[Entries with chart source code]
┌────────

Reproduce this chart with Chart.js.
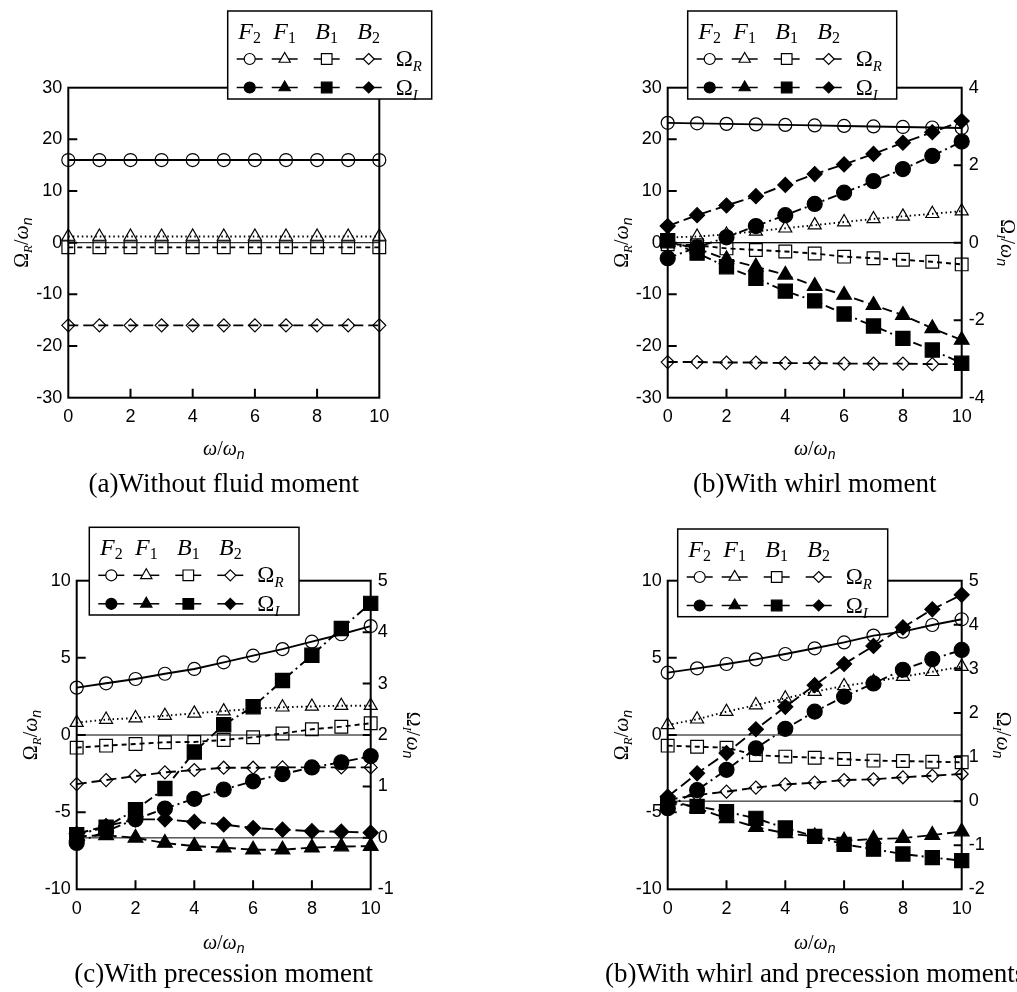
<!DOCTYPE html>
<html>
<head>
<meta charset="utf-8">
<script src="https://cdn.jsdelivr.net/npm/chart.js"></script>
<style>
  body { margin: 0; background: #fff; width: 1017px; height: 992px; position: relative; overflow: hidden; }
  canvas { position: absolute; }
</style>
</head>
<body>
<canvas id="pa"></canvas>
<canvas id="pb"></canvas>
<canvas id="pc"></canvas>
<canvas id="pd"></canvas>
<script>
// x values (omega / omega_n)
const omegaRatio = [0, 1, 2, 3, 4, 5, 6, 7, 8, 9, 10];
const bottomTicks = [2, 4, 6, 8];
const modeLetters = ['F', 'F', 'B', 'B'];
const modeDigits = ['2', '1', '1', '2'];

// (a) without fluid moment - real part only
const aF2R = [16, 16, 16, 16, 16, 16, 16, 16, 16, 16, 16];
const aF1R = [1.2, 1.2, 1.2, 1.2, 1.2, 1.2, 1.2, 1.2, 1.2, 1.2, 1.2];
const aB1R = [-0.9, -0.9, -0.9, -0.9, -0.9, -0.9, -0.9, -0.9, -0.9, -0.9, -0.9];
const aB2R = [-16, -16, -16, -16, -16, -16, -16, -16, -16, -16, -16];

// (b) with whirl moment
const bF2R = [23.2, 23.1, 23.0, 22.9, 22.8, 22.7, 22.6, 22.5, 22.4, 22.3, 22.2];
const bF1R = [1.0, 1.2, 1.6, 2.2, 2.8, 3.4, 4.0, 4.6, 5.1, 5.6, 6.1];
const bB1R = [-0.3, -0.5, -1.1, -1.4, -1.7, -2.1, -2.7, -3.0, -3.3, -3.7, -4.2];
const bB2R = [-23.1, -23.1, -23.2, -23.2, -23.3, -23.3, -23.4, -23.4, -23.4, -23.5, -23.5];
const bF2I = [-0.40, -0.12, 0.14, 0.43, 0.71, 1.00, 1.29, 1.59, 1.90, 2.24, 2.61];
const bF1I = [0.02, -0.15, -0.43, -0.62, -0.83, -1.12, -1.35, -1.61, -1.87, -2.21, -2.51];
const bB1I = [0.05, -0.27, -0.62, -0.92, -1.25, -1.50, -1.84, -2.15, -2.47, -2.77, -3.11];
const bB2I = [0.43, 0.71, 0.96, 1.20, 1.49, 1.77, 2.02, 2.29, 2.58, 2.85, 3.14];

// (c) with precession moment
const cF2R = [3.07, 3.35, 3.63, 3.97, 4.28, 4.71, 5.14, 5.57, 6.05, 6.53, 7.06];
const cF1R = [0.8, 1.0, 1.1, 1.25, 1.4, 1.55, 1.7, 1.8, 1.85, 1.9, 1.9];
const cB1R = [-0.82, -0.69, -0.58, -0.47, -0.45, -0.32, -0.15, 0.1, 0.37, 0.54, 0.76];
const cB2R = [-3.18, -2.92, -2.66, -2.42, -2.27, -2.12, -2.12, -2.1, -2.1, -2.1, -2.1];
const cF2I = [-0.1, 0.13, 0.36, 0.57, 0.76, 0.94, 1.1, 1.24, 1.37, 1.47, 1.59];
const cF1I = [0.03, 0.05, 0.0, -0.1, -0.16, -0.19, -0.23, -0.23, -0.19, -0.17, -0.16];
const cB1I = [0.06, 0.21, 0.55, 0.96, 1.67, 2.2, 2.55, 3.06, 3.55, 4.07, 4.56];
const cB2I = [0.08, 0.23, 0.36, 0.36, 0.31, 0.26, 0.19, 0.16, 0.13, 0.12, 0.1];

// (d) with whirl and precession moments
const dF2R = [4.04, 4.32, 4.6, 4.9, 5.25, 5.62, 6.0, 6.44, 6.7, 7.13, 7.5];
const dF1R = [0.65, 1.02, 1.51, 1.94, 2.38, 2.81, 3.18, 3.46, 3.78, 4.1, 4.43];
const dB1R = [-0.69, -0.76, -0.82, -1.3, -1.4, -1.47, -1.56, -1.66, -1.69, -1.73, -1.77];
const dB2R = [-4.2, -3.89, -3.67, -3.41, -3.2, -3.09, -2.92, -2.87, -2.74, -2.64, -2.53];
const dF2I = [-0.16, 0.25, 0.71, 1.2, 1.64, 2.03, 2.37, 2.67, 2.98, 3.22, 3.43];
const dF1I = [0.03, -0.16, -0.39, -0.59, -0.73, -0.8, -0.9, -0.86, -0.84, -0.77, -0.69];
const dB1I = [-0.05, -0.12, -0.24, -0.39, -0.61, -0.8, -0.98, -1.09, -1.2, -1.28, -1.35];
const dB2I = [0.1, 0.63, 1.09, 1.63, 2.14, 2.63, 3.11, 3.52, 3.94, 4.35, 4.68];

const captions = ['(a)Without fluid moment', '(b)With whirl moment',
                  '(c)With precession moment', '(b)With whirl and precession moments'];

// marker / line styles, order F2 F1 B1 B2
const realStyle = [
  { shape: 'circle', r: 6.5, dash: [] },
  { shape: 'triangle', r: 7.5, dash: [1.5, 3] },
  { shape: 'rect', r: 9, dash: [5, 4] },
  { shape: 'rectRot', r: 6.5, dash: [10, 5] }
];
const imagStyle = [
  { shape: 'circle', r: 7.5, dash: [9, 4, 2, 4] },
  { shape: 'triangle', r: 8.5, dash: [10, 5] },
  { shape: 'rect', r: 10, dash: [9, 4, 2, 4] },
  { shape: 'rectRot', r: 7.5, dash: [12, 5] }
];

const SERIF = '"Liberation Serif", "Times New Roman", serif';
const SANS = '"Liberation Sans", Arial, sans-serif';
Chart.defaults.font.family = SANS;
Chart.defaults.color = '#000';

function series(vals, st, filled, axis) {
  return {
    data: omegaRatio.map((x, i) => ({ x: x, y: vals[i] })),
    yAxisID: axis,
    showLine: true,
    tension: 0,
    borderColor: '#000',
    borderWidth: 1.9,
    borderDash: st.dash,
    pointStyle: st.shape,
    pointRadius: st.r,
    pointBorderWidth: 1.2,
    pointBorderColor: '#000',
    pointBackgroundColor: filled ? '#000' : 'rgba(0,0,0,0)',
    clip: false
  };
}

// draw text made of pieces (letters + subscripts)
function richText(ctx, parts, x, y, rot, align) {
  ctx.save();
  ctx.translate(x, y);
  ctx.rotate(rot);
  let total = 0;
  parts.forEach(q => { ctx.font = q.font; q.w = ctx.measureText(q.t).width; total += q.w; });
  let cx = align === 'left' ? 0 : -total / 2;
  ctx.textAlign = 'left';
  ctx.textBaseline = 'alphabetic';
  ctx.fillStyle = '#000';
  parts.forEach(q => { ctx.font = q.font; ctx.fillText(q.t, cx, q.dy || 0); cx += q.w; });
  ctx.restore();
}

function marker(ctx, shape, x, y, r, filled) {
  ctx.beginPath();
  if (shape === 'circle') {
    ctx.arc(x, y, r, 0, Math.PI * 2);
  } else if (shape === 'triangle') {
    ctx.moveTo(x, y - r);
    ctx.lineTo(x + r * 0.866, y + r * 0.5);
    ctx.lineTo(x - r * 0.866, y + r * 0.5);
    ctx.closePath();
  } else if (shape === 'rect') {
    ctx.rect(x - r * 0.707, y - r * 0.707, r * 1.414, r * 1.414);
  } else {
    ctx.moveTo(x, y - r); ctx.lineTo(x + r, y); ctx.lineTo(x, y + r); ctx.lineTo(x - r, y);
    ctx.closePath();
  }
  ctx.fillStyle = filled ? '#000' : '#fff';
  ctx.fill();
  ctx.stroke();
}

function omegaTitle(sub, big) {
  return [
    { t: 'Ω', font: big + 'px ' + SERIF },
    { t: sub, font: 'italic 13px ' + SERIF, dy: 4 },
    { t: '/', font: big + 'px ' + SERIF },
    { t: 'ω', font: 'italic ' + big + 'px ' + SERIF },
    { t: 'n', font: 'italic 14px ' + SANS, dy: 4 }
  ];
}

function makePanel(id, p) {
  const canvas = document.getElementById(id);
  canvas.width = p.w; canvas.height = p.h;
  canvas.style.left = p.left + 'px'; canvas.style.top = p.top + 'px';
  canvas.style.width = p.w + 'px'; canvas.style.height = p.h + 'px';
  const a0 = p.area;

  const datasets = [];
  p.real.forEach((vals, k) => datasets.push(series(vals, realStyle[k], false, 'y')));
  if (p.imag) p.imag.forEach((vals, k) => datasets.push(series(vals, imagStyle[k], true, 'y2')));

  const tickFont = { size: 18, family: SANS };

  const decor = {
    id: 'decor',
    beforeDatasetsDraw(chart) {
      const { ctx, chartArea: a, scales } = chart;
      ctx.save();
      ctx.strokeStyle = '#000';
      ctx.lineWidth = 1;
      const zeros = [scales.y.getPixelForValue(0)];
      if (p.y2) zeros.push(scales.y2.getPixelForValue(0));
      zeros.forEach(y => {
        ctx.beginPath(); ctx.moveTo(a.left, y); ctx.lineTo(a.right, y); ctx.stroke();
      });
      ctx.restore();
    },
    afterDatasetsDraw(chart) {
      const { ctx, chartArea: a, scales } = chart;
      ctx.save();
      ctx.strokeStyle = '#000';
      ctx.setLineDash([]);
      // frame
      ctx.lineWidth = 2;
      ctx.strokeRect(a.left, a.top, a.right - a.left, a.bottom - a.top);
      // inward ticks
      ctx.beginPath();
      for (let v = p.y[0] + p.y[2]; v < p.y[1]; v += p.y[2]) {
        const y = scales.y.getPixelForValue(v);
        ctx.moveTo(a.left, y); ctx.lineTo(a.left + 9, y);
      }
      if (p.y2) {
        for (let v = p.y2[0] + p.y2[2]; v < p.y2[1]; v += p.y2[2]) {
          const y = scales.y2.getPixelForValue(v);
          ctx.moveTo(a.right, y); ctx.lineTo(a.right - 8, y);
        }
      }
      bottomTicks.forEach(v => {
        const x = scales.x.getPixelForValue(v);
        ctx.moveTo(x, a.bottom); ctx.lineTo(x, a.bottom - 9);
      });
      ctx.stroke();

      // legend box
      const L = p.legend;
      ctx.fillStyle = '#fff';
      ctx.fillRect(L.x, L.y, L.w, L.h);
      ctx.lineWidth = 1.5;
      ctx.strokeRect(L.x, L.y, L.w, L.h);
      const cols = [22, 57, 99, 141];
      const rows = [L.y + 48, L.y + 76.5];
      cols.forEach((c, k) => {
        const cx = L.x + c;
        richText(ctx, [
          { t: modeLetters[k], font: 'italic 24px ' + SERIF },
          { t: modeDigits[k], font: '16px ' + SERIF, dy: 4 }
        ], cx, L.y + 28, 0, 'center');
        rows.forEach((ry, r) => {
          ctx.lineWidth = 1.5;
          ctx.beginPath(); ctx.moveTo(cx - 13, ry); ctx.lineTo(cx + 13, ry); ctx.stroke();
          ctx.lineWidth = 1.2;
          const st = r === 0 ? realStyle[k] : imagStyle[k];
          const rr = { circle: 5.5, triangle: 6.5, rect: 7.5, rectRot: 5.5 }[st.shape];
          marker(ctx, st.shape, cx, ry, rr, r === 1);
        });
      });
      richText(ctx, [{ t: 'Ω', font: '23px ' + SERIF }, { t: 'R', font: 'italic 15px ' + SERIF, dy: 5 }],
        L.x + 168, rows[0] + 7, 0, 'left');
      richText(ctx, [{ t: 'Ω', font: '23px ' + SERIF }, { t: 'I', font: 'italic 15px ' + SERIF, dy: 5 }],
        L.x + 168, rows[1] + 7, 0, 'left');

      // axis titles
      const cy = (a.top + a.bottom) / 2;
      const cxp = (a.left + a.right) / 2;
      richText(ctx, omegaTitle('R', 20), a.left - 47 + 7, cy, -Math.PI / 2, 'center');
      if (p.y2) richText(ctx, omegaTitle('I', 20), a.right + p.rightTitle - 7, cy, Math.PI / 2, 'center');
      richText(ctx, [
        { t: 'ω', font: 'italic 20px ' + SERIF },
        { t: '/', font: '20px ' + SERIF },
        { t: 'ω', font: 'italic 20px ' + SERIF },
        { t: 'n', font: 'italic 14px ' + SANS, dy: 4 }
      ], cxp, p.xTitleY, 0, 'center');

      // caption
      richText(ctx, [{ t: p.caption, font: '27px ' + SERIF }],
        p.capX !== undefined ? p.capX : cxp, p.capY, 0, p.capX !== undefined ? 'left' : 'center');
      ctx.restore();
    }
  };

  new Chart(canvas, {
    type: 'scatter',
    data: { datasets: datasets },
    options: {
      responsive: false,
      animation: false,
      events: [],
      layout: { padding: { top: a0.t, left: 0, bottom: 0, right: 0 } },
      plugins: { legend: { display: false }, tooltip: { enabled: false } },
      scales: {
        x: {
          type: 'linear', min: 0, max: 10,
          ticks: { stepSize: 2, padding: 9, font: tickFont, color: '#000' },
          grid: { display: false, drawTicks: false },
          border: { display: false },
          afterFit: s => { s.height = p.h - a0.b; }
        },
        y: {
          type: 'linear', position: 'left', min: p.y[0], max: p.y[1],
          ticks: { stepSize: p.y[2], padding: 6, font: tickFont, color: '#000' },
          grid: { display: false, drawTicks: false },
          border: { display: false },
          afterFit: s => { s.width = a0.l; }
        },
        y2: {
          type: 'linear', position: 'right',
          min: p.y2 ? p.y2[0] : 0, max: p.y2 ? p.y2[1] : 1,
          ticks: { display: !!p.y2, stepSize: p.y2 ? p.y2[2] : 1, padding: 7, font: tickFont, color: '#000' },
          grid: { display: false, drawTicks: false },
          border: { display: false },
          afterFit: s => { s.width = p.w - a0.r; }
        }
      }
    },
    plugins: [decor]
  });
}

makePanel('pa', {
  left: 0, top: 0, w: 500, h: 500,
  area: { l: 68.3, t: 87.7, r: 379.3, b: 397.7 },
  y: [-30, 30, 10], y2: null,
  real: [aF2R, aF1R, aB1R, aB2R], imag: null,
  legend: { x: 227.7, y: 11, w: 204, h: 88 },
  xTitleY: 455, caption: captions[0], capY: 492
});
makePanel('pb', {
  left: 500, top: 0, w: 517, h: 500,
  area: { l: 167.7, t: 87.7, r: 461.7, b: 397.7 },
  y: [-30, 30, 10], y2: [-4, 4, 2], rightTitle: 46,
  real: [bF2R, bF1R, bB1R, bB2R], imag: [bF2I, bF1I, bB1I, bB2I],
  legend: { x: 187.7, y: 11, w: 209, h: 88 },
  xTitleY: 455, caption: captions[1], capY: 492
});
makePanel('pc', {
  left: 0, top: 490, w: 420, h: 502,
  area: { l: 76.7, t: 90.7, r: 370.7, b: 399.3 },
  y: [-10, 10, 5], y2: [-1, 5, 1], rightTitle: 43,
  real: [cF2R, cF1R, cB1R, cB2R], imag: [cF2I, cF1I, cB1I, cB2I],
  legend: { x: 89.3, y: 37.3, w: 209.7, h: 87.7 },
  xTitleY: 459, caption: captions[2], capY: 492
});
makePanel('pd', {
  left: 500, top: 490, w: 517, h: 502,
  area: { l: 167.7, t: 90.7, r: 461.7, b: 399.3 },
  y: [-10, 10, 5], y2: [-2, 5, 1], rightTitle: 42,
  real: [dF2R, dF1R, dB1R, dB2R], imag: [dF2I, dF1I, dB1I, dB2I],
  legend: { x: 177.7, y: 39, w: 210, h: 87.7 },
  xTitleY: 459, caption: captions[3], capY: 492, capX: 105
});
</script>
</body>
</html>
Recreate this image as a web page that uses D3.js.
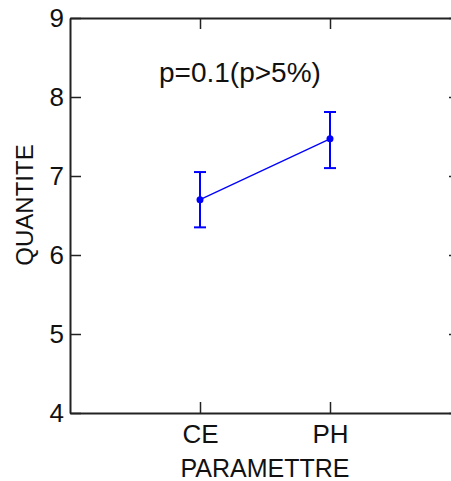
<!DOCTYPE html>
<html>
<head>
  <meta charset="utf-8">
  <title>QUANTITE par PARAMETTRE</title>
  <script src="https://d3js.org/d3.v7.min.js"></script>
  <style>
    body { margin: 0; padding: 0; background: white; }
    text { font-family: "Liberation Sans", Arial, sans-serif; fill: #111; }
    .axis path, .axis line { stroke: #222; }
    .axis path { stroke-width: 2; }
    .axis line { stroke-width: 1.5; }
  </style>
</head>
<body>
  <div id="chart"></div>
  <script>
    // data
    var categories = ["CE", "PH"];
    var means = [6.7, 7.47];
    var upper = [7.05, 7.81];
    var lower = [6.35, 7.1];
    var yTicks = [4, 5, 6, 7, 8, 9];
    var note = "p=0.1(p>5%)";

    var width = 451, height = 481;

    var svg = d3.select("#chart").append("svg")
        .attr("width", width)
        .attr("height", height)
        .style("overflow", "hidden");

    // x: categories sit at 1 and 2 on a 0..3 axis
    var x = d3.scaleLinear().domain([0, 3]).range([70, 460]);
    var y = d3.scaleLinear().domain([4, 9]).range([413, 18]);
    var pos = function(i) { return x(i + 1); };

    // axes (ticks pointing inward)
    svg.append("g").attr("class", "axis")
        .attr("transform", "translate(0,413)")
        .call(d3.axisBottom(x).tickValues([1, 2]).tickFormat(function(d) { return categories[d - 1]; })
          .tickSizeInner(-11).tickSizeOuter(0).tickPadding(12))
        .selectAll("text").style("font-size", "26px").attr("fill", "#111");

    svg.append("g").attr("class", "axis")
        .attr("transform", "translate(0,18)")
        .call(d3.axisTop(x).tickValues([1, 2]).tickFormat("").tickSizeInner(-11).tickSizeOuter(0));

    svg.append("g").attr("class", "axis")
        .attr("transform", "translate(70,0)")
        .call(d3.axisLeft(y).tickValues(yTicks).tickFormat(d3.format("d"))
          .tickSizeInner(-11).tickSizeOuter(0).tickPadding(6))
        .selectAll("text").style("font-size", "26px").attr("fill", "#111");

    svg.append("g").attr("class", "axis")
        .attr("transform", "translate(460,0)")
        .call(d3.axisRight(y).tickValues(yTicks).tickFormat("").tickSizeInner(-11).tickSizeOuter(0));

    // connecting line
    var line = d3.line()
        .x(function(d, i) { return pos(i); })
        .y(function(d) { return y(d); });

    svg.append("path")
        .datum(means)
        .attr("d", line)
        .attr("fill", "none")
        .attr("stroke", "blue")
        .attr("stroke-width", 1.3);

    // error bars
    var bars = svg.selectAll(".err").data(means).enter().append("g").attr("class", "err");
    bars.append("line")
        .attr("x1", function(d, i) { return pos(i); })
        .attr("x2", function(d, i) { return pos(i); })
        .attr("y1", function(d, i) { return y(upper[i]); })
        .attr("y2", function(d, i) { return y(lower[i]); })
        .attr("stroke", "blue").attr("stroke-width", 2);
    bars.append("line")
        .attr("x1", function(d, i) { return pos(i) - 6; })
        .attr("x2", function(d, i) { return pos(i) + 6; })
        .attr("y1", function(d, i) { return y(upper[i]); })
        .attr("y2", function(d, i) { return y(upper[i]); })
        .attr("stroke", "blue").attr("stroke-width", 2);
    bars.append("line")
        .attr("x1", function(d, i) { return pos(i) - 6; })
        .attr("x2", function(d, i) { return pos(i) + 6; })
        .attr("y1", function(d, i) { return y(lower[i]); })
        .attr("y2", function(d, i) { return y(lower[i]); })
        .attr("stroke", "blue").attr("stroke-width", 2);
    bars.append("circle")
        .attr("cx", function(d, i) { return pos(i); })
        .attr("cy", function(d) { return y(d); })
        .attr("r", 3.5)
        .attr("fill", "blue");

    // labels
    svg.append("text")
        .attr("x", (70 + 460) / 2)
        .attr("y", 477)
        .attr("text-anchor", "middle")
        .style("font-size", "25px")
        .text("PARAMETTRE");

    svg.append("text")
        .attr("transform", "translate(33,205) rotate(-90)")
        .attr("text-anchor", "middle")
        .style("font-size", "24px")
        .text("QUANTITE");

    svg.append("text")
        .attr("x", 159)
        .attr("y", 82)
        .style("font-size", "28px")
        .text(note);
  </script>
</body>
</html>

└────────

Write the number of lines containing the word "this" and nothing besides it.

• [FULL RESPONSE]: 2